JVT, a fan of Boston United, likened the vaccination programme to defensive football players whose job it was to ‘watch everybody’s back’.
At a Downing Street press conference he said: ‘A bit like a football game where the strikers who score the wonder goals are the ones who make the headlines, actually, the hard yards are done by the defenders and by the defensive midfielders tracking back, tracking back for 90 minutes of the whole game, watching everybody’s back.
‘This is what it’s going to be about now, tracking back and making sure that we finish the job properly in the phase one cohorts before we move on.’
He compared the pandemic to the Aintree horse race when he warned Britain could not fall at the final fence.
‘The vaccine effects are going to take three months until we see them properly, and until then no-one can relax,’ he told The Sun.
‘We are probably in the last few furlongs of this race – like in the Grand National. We just have a couple more fences, we have just got to stick with it.’
Football is a common tool used by JVT to explain Britain’s progress through the coronavirus pandemic.
He once described the development of the Pfizer vaccine to reaching the penalties at the end of the play-off final.

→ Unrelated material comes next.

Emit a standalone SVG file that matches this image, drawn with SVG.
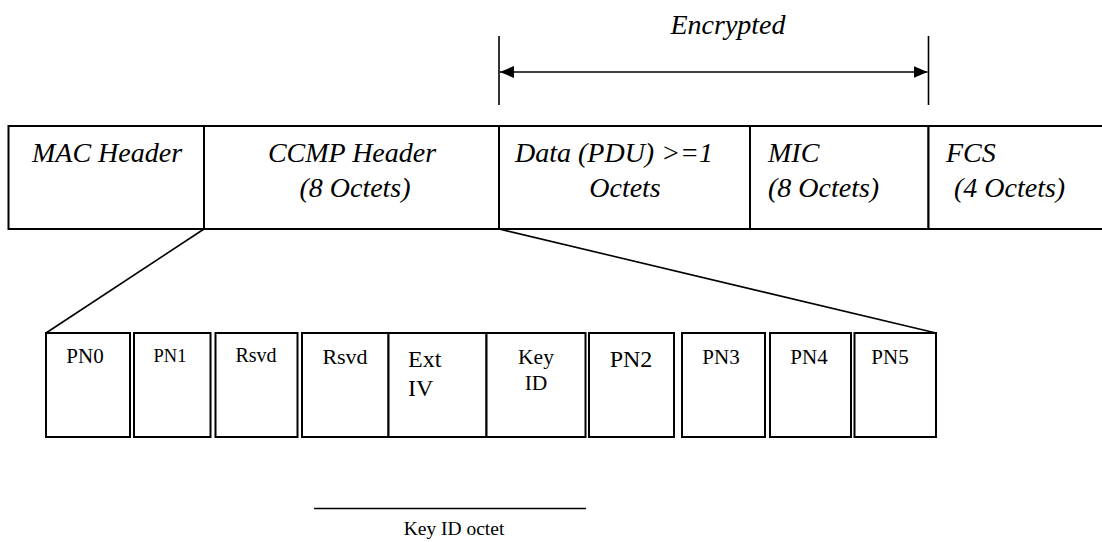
<svg xmlns="http://www.w3.org/2000/svg" width="1102" height="542" viewBox="0 0 1102 542">
  <style>
    .box { fill: #ffffff; stroke: #000000; stroke-width: 2; }
    .ln { stroke: #000000; stroke-width: 1.6; fill: none; }
    .hd { font-family: "Liberation Serif", "Times New Roman", serif; font-style: italic; font-size: 28px; fill: #000000; }
    .fld { font-family: "Liberation Serif", "Times New Roman", serif; fill: #000000; }
  </style>
  <defs>
    <marker id="tip" viewBox="0 0 14 12" refX="14" refY="6" markerWidth="14" markerHeight="12" markerUnits="userSpaceOnUse" orient="auto-start-reverse">
      <path d="M0,0 L14,6 L0,12 Z" fill="#000000"/>
    </marker>
  </defs>

  <rect width="1102" height="542" fill="#ffffff"/>

  <!-- connectors: encrypted span and zoom-out lines -->
  <g id="connectors">
    <line class="ln" x1="499" y1="36" x2="499" y2="105"/>
    <line class="ln" x1="928.5" y1="36" x2="928.5" y2="105"/>
    <line class="ln" x1="500" y1="72" x2="927.5" y2="72" marker-start="url(#tip)" marker-end="url(#tip)"/>
    <line class="ln" x1="204" y1="229" x2="46" y2="333"/>
    <line class="ln" x1="499" y1="229" x2="936" y2="333"/>
    <line class="ln" x1="314" y1="508.5" x2="586" y2="508.5"/>
  </g>

  <text class="hd" x="728" y="34" text-anchor="middle">Encrypted</text>

  <!-- MPDU frame -->
  <g id="mac-header">
    <rect class="box" x="8.5" y="126" width="195.5" height="103"/>
    <text class="hd" x="32" y="162">MAC Header</text>
  </g>
  <g id="ccmp-header">
    <rect class="box" x="204" y="126" width="295" height="103"/>
    <text class="hd" x="352" y="162" text-anchor="middle">CCMP Header</text>
    <text class="hd" x="355" y="197" text-anchor="middle">(8 Octets)</text>
  </g>
  <g id="data">
    <rect class="box" x="499" y="126" width="251" height="103"/>
    <text class="hd" x="515" y="162">Data (PDU) &gt;=1</text>
    <text class="hd" x="625" y="197" text-anchor="middle">Octets</text>
  </g>
  <g id="mic">
    <rect class="box" x="750" y="126" width="178.5" height="103"/>
    <text class="hd" x="768" y="162">MIC</text>
    <text class="hd" x="768" y="197">(8 Octets)</text>
  </g>
  <g id="fcs">
    <rect class="box" x="928.5" y="126" width="180" height="103"/>
    <text class="hd" x="946" y="162">FCS</text>
    <text class="hd" x="954" y="197">(4 Octets)</text>
  </g>

  <!-- CCMP header fields -->
  <g id="pn0">
    <rect class="box" x="46" y="333" width="84" height="104"/>
    <text class="fld" x="85" y="363" font-size="21" text-anchor="middle">PN0</text>
  </g>
  <g id="pn1">
    <rect class="box" x="134" y="333" width="76.5" height="104"/>
    <text class="fld" x="170" y="362" font-size="18.5" text-anchor="middle">PN1</text>
  </g>
  <g id="rsvd1">
    <rect class="box" x="215.5" y="333" width="82" height="104"/>
    <text class="fld" x="256" y="362" font-size="20" text-anchor="middle">Rsvd</text>
  </g>
  <g id="rsvd2">
    <rect class="box" x="302" y="333" width="86.5" height="104"/>
    <text class="fld" x="345" y="363.5" font-size="22" text-anchor="middle">Rsvd</text>
  </g>
  <g id="ext-iv">
    <rect class="box" x="388.5" y="333" width="98" height="104"/>
    <text class="fld" x="408" y="367" font-size="24">Ext</text>
    <text class="fld" x="408" y="396" font-size="24">IV</text>
  </g>
  <g id="key-id">
    <rect class="box" x="486.5" y="333" width="99" height="104"/>
    <text class="fld" x="536" y="364" font-size="21.5" text-anchor="middle">Key</text>
    <text class="fld" x="536" y="390" font-size="21.5" text-anchor="middle">ID</text>
  </g>
  <g id="pn2">
    <rect class="box" x="589" y="333" width="85" height="104"/>
    <text class="fld" x="631" y="367" font-size="24" text-anchor="middle">PN2</text>
  </g>
  <g id="pn3">
    <rect class="box" x="682" y="333" width="83" height="104"/>
    <text class="fld" x="721" y="364" font-size="21" text-anchor="middle">PN3</text>
  </g>
  <g id="pn4">
    <rect class="box" x="770" y="333" width="81" height="104"/>
    <text class="fld" x="809" y="364" font-size="21" text-anchor="middle">PN4</text>
  </g>
  <g id="pn5">
    <rect class="box" x="854.5" y="333" width="81.5" height="104"/>
    <text class="fld" x="890" y="364" font-size="21" text-anchor="middle">PN5</text>
  </g>

  <g id="key-id-octet">
    <text class="fld" x="454" y="535" font-size="19.5" text-anchor="middle">Key ID octet</text>
  </g>
</svg>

‘So this is like… getting to the end of the play-off final, it’s gone to penalties, the first player goes up and scores a goal.

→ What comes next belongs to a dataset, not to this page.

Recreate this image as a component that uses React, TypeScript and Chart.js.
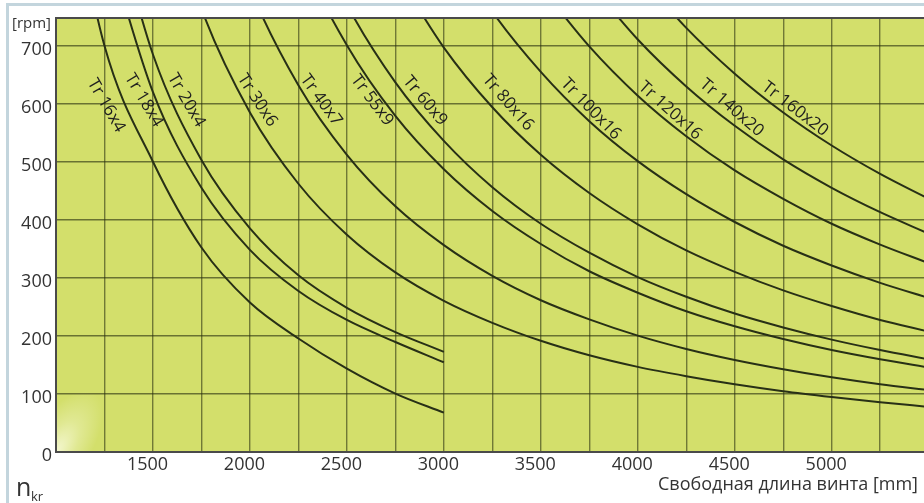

‘You haven’t won the cup yet, but what it does is, it tells you that the goalkeeper can be beaten.’
Landing a plane
The progress of the vaccine rollout has been compared to different forms of transport, including a plane coming in to land.

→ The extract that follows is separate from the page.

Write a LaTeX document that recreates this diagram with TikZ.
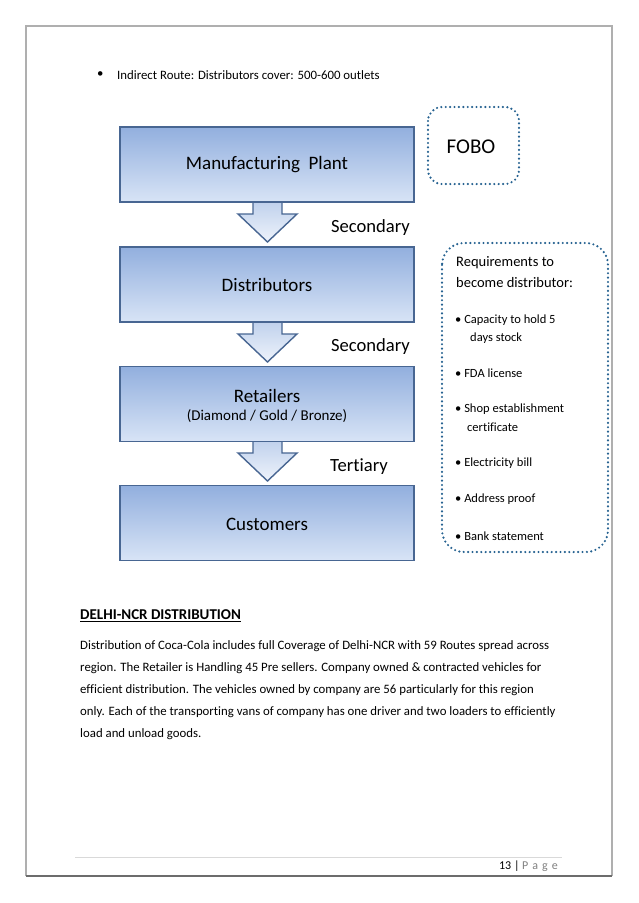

JVT said: ‘Do I believe that we are now on the glide path to landing this plane? Yes I do.
‘Do I accept that sometimes when you are on the glide path, you can have a side wind and the landing is not totally straightforward, totally textbook? Of course.’
JVT said the pandemic was like waiting on a platform for a train, with the lights ‘a long way off’.
He said: ‘This to me is like a train journey, it’s wet, it’s windy, it’s horrible.
‘Two miles down the tracks, two lights appear and it’s the train and it’s a long way off and we’re at that point at the moment. That’s the efficacy result.
‘Then we hope the train slows down safely to get into the station, that’s the safety data, and then the train stops.
‘And at that point, the doors don’t open, the guard has to make sure it’s safe to open the doors. That’s the MHRA, that’s the regulator.’
He said the train was the vaccine, and he hoped when it was ready there would not be ‘an unholy scramble for the seats’.
‘The JCVI has very clearly said which people need the seats most and they are the ones who should get on the train first.’
JVT said Britons needed to avoid getting a ‘red card’ from the Omicron coronavirus variant by getting a booster jab.
He said: ‘Omicron is like now picking up a couple of yellow cards to key players on top. We may be OK but we’re kind of starting to feel at risk that we might go down to 10 players and if that happens – or it’s a risk that’s going to happen – then we need everyone on the pitch to up their game in the meantime.
‘We’re not going to wait for the red card to happen, we are going to act decisively now and we’re asking everyone to up their game, we’re asking everyone to play their part in the urgency now of the booster programme, coming forward the moment you are called by the NHS.’
When explaining the extreme temperature the coronavirus vaccine must be stored at, JVT said it was not like a yogurt.
He added: ‘This is a complex product. It’s not a yoghurt that can be taken out of the fridge and put back in multiple times.’
And other famous moments…
When he ripped off his shirt
The professor proceeded to rip off his shirt and tie, disappearing into a cloud of smoke
Professor Van-Tam was hosting the Royal Institution Christmas Lectures on BBC Four when he ripped off his shirt and tie, disappeared into a cloud of smoke – and reemerged in slightly less formal attire, wearing a more casual blue shirt underneath his jacket.
The stunt sparked a typical reaction on social media, with one account comparing JVT – as he’s widely become known – to Steve Coogan’s comedy cringe character, Alan Partridge.
When he dealt calmly with an anti-vaxxer
JVT stayed completely calm and responded politely to an anti-vaxxer who screamed abuse at him in Westminster last June.
Geza Tarjanyi, 60, of Leyland, Lancashire, targeted the Deputy Chief Medical Officer as he walked into the Ministry of Defence building.
He said: ‘Are you Van-Tam, aren’t ya? What was really in that needle that you put into Matt Hancock? Why are you continually lying to the British people? Why are you smiling? This country’s supposed to be in the worst pandemic of all time.’
Professor Van-Tam politely replied: ‘It is.’ And when, following another torrent of abuse, the anti-vaxxer asked JVT if he was listening, the expert said: ‘What? I’m finding it difficult.’